= Alam al Jabarut =

Highest realm in Islamic cosmology

Alam al-Jabarut (عَالَم الْجَبَرُوت "World of Power") is a realm proposed in Islamic cosmology. According to Suhrawardi (1154–1191), this is the highest realm and denotes the place of God's presence. Below alam al-jabarut lies alam al-malakut "World of Sovereignty", followed by alam al-mulk "World of Dominion". The term jabarut doesn't appear in the Quran, but al-jabbar does (59:23). Thus, the things in al-jabarut were those which cannot change and are compelled in their state of eternity.

In the writings of al-Ghazali (c. 1058–1111), alam al-jabarut has not been conceived as the highest realm yet but connects the physical realm (al-mulk) with the intelligible world (al-malakut). First centuries later, alam al-jabarut becomes an independent ontological realm, latest within the writings of Suhrawardi. Here, al-malakut is below alam al-jabarut, which in turn, is placed above alam al-mulk. The higher realms are thought to influence the realms below, but not as spatially separated worlds.

Aziz ad-Din Nasafi, a 13th-century Persian Sufi, describes in Manazil as-sa'irin the ontological ordering of the world. Accordingly, both alam al-malakut and alam al-mulk, in which existence is actual, are potentially in jabarut. The term "world" (alam) is accidental, thus limited to al-mulk and al-malakut, but not applied to jabarut, which is eternal.

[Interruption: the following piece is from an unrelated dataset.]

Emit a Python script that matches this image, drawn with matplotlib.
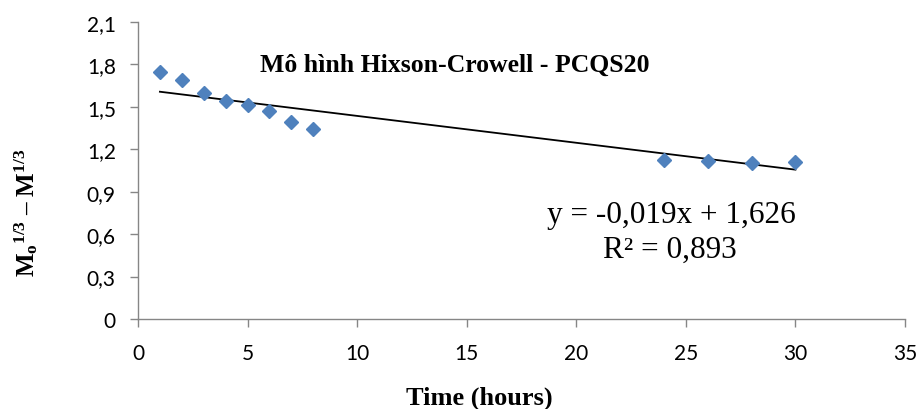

While some scholars argued there is no significant difference between alam al-jabarut and al-malakut, others regarded alam al-jabarut to be the abode of the highest angels (Cherubim) and spirits. At the same time al-malakut denotes a realm for lower spirits (angels, jinn, Satan). In this regard, al-jabarut is also considered to be the created aspect of rasul and the original reality of Adam as the perfect human (Al-Insān al-Kāmil). The lower angels, who dwell in al-malakut, could be encountered by humans, the most elected angels inhabit al-jabarut. This would depict the domain of primary angelic manifestations; the realm of archetypes, thrones and powers. This is also the paradise of the afterlife excepting the supreme paradise. This realm is thus eternal existence while the others are created and limited.